6 bids made for yearlong removal of Costa ship
ROME—The Italian owners of the Costa Concordia cruise ship that capsized off the Tuscan coast are considering six proposals to remove the vessel -- a yearlong operation that may involve breaking it up.
Costa Crociere SpA said in a statement Friday that each plan submitted for bidding consideration envisages a 10-12 month salvage operation. And each proposal focuses on ensuring the least environmental impact around the tiny island of Giglio, which is in a marine sanctuary, Costa said.
The Concordia slammed into a reef off Giglio Jan. 13 after the captain veered off course and steered the liner close to port in an apparent stunt. Twenty-five people were killed and seven others are missing and presumed dead following a hectic and delayed evacuation.

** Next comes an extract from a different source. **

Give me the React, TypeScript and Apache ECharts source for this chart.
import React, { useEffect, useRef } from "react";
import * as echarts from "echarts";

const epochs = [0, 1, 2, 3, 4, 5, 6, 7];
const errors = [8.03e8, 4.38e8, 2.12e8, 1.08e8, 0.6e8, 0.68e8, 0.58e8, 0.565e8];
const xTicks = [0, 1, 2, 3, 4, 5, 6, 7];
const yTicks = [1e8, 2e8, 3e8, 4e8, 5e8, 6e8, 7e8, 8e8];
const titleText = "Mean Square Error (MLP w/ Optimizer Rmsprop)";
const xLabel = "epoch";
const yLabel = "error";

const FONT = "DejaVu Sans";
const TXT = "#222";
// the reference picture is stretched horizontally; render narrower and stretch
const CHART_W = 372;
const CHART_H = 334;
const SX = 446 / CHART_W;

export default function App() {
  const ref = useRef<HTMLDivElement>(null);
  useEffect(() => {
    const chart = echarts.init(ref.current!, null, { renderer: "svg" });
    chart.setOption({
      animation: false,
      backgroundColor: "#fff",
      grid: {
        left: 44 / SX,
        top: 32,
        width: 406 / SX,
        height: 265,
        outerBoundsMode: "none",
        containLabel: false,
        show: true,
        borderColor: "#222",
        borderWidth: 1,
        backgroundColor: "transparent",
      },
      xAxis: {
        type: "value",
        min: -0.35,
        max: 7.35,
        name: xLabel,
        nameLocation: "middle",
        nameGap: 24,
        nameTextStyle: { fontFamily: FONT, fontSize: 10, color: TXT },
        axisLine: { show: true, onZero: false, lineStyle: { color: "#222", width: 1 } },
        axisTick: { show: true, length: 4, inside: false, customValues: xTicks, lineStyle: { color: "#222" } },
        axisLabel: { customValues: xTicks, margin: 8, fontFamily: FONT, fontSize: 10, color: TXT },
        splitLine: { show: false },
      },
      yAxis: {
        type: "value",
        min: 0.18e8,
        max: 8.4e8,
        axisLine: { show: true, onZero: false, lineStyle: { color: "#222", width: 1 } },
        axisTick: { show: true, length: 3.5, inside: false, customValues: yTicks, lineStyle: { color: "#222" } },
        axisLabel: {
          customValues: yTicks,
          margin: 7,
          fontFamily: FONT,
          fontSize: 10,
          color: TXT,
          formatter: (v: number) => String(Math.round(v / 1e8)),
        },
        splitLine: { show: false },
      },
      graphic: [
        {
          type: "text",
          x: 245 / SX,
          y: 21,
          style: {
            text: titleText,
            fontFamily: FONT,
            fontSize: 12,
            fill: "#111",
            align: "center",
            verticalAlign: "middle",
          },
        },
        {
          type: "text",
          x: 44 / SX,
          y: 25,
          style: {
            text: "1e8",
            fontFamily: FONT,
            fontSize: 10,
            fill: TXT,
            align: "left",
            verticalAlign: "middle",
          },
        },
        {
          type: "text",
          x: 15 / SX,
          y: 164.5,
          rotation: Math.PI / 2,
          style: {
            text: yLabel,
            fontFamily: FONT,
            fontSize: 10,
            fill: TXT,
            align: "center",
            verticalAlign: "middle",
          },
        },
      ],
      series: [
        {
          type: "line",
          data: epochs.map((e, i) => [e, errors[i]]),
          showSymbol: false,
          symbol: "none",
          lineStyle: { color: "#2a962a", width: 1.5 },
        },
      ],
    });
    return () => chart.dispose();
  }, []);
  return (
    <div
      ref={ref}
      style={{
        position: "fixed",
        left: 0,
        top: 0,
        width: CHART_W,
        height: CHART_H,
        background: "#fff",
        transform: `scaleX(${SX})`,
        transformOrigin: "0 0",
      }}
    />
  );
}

Costa, a unit of Miami-based cruise company Carnival Corp., released few details of the six competing bids, saying only that some of the plans may involve removing some external parts of the ship. That would allow for the hull to be more easily dislodged from the rocks where it is currently perched, Costa said.
Experts have expressed doubt that such a huge liner can be simply re-floated and removed intact. But cutting up the ship raises serious environmental concerns for the pristine waters around Giglio, which is heavily dependent on tourism.
The winning bid is expected to be announced later this month or next.
Removal of the ship cannot begin until all 500,000 gallons of fuel have been extracted from the ship's tanks. That pumping operation, which has been under way for several weeks, was hampered Friday by poor weather, civil protection officials said.
The Dutch salvage firm Smit has been handling the fuel extraction, and spokesman Martijn Schuttevaer confirmed the company had submitted one of the six bids to remove the wreck.
The Concordia's captain, Francesco Schettino, is under house arrest and accused of manslaughter, causing a shipwreck and abandoning the ship before all 4,200 passengers and crew were evacuated. He has denied the charges and insisted the reefs, which are on most tourist maps, weren't on his nautical charts.